- _CHALLENGE_
Please transcribe the data that follows without the pictures, keeping every word the same.

- _COLLECTED MATERIAL_

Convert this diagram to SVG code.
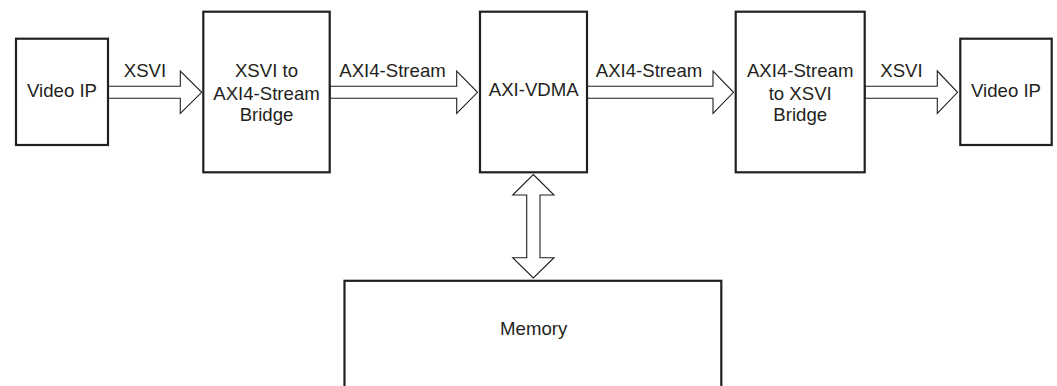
<svg xmlns="http://www.w3.org/2000/svg" width="1057" height="386" viewBox="0 0 1057 386">
  <style>
    .box { fill: #ffffff; stroke: #231f20; stroke-width: 2.2; }
    .arrow { fill: #ffffff; stroke: #231f20; stroke-width: 1.1; stroke-linejoin: miter; }
    text { font-family: "Liberation Sans", Arial, sans-serif; font-size: 18.6px; fill: #231f20; text-anchor: middle; }
  </style>
  <rect width="1057" height="386" fill="#ffffff"/>

  <!-- block-arrow connectors -->
  <g id="connectors">
    <g id="xsvi-in">
      <polygon class="arrow" points="108,86.3 180.3,86.3 180.3,71 201.7,92.3 180.3,113.5 180.3,98.3 108,98.3"/>
      <text x="145" y="77">XSVI</text>
    </g>
    <g id="axis-in">
      <polygon class="arrow" points="330,86.3 456.7,86.3 456.7,71 477.5,92.3 456.7,113.5 456.7,98.3 330,98.3"/>
      <text x="392.5" y="77">AXI4-Stream</text>
    </g>
    <g id="axis-out">
      <polygon class="arrow" points="587,86.3 713,86.3 713,71 733.5,92.3 713,113.5 713,98.3 587,98.3"/>
      <text x="649" y="77">AXI4-Stream</text>
    </g>
    <g id="xsvi-out">
      <polygon class="arrow" points="865,86.3 937.3,86.3 937.3,71 957.5,92.3 937.3,113.5 937.3,98.3 865,98.3"/>
      <text x="901.5" y="77">XSVI</text>
    </g>
    <g id="mem-bus">
      <polygon class="arrow" points="533.3,174.5 554,195 540,195 540,257.7 554,257.7 533.3,278 512.7,257.7 526.7,257.7 526.7,195 512.7,195"/>
    </g>
  </g>

  <g id="video-ip-in">
    <rect class="box" x="16" y="38.7" width="92" height="106.3"/>
    <text x="62" y="96.7">Video IP</text>
  </g>

  <g id="xsvi-to-axis-bridge">
    <rect class="box" x="203.3" y="11.7" width="126.4" height="160.6"/>
    <text x="266.5" y="77">XSVI to</text>
    <text x="266.5" y="99.5">AXI4-Stream</text>
    <text x="266.5" y="121">Bridge</text>
  </g>

  <g id="axi-vdma">
    <rect class="box" x="480" y="11.7" width="107" height="160.6"/>
    <text x="533.7" y="96">AXI-VDMA</text>
  </g>

  <g id="axis-to-xsvi-bridge">
    <rect class="box" x="735.7" y="11.7" width="129" height="160.6"/>
    <text x="800.2" y="77">AXI4-Stream</text>
    <text x="800.2" y="99.5">to XSVI</text>
    <text x="800.2" y="121">Bridge</text>
  </g>

  <g id="video-ip-out">
    <rect class="box" x="960.3" y="38.7" width="91.4" height="106.3"/>
    <text x="1006" y="96.7">Video IP</text>
  </g>

  <g id="memory">
    <rect class="box" x="344.5" y="280.8" width="376.8" height="120"/>
    <text x="533.7" y="335">Memory</text>
  </g>
</svg>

- _SOLUTION TO THIS TASK_
Convert this diagram to SVG code.
<svg xmlns="http://www.w3.org/2000/svg" width="1057" height="386" viewBox="0 0 1057 386">
  <style>
    .box { fill: #ffffff; stroke: #231f20; stroke-width: 2.2; }
    .arrow { fill: #ffffff; stroke: #231f20; stroke-width: 1.1; stroke-linejoin: miter; }
    text { font-family: "Liberation Sans", Arial, sans-serif; font-size: 18.6px; fill: #231f20; text-anchor: middle; }
  </style>
  <rect width="1057" height="386" fill="#ffffff"/>

  <!-- block-arrow connectors -->
  <g id="connectors">
    <g id="xsvi-in">
      <polygon class="arrow" points="108,86.3 180.3,86.3 180.3,71 201.7,92.3 180.3,113.5 180.3,98.3 108,98.3"/>
      <text x="145" y="77">XSVI</text>
    </g>
    <g id="axis-in">
      <polygon class="arrow" points="330,86.3 456.7,86.3 456.7,71 477.5,92.3 456.7,113.5 456.7,98.3 330,98.3"/>
      <text x="392.5" y="77">AXI4-Stream</text>
    </g>
    <g id="axis-out">
      <polygon class="arrow" points="587,86.3 713,86.3 713,71 733.5,92.3 713,113.5 713,98.3 587,98.3"/>
      <text x="649" y="77">AXI4-Stream</text>
    </g>
    <g id="xsvi-out">
      <polygon class="arrow" points="865,86.3 937.3,86.3 937.3,71 957.5,92.3 937.3,113.5 937.3,98.3 865,98.3"/>
      <text x="901.5" y="77">XSVI</text>
    </g>
    <g id="mem-bus">
      <polygon class="arrow" points="533.3,174.5 554,195 540,195 540,257.7 554,257.7 533.3,278 512.7,257.7 526.7,257.7 526.7,195 512.7,195"/>
    </g>
  </g>

  <g id="video-ip-in">
    <rect class="box" x="16" y="38.7" width="92" height="106.3"/>
    <text x="62" y="96.7">Video IP</text>
  </g>

  <g id="xsvi-to-axis-bridge">
    <rect class="box" x="203.3" y="11.7" width="126.4" height="160.6"/>
    <text x="266.5" y="77">XSVI to</text>
    <text x="266.5" y="99.5">AXI4-Stream</text>
    <text x="266.5" y="121">Bridge</text>
  </g>

  <g id="axi-vdma">
    <rect class="box" x="480" y="11.7" width="107" height="160.6"/>
    <text x="533.7" y="96">AXI-VDMA</text>
  </g>

  <g id="axis-to-xsvi-bridge">
    <rect class="box" x="735.7" y="11.7" width="129" height="160.6"/>
    <text x="800.2" y="77">AXI4-Stream</text>
    <text x="800.2" y="99.5">to XSVI</text>
    <text x="800.2" y="121">Bridge</text>
  </g>

  <g id="video-ip-out">
    <rect class="box" x="960.3" y="38.7" width="91.4" height="106.3"/>
    <text x="1006" y="96.7">Video IP</text>
  </g>

  <g id="memory">
    <rect class="box" x="344.5" y="280.8" width="376.8" height="120"/>
    <text x="533.7" y="335">Memory</text>
  </g>
</svg>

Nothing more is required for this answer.